The Congressman served on the Education Committee for several years before moving over to the House Armed Services Committee, on which he is the Ranking Minority Leader.

“This bill will dramatically reshape the way students will pay for college,” McKeon said. The bill involves a change made in 1993 that makes the Department of Education a primary source for student loans, eliminating a percentage of private enterprise banks from the process and complicating the loan process for college students.

“In this program they have passed in the House, they are going to tie all student loans into the ‘reconciliation’ and eliminate the private enterprise from the system,” he said. “Any student getting a loan will have to go through the Department of Education. It will cost students more and they will get less service. It’s one of the main reasons I am against the health care bill.”

The non-traditional tactic proposed to get the health care bill passed is to tie the two issues – student loans and health care – together and pass the student loan bill which would “deem” the Senate health care bill without actually bringing it to a vote.

“It’s a procedural manner that both sides have used in the past, but never for anything like this,” McKeon said. “It’s been used for routine type things, but this is one of the biggest votes I will have in my time, and one of the most consequential votes long-term. They’re comparing it to when they passed Social Security in the ’30s. This is a very, very far-reaching bill.”

The Republicans have been promised that the bill will be presented at least 72 hours before the vote to give them a chance to review it – all 2,700 pages.

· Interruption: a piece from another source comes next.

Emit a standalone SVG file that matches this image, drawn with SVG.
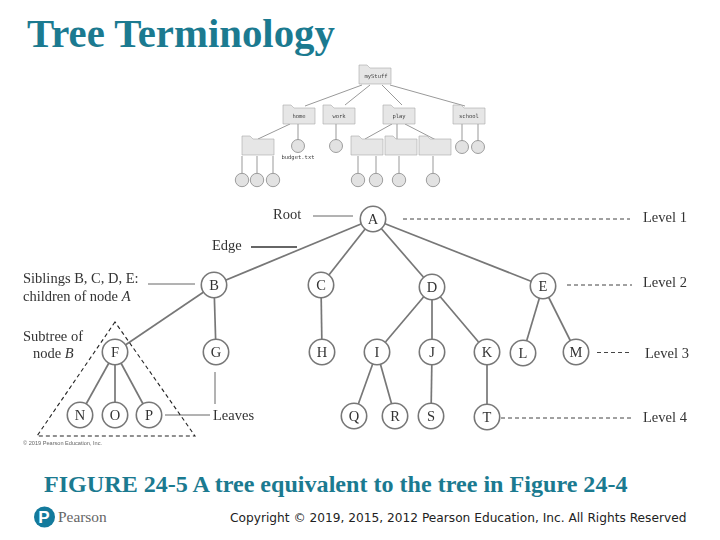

McKeon anticipates that the vote will take place on Friday, Saturday at the latest.

Asked if there was any way he would find the health care bill acceptable, McKeon’s answer was an emphatic “no.”

“There are just too many things in the bill,” he explained. “It’s going to cost a trillion dollars, and we’re already 12 trillion dollars in debt, I don’t see how that can happen. There are tax increases that they’re talking about. I’ve talked to Democrats, friends of mine over the years, that have had a chance to be in the room and see what’s going on and they tell me the things that they see make them sick.”

Despite the controversy, McKeon said addressing the health care problems facing this nation is long overdue.

“No question. There’s been a lot of polling done on this. Eighty percent of Americans are happy with their health care, but they’re really concerned with the costs and increase in their premiums. They’re really concerned about covering 30 million people and making them pay more. They don’t like the fact that it’s mandated, that they have to buy insurance.

“The President has been beating up on insurance companies, but the insurance companies come out pretty good here. They (the health care bill) mandate that you have to buy insurance, and they don’t do anything to hold increase in premiums down. Insurance companies are pretty happy about it.”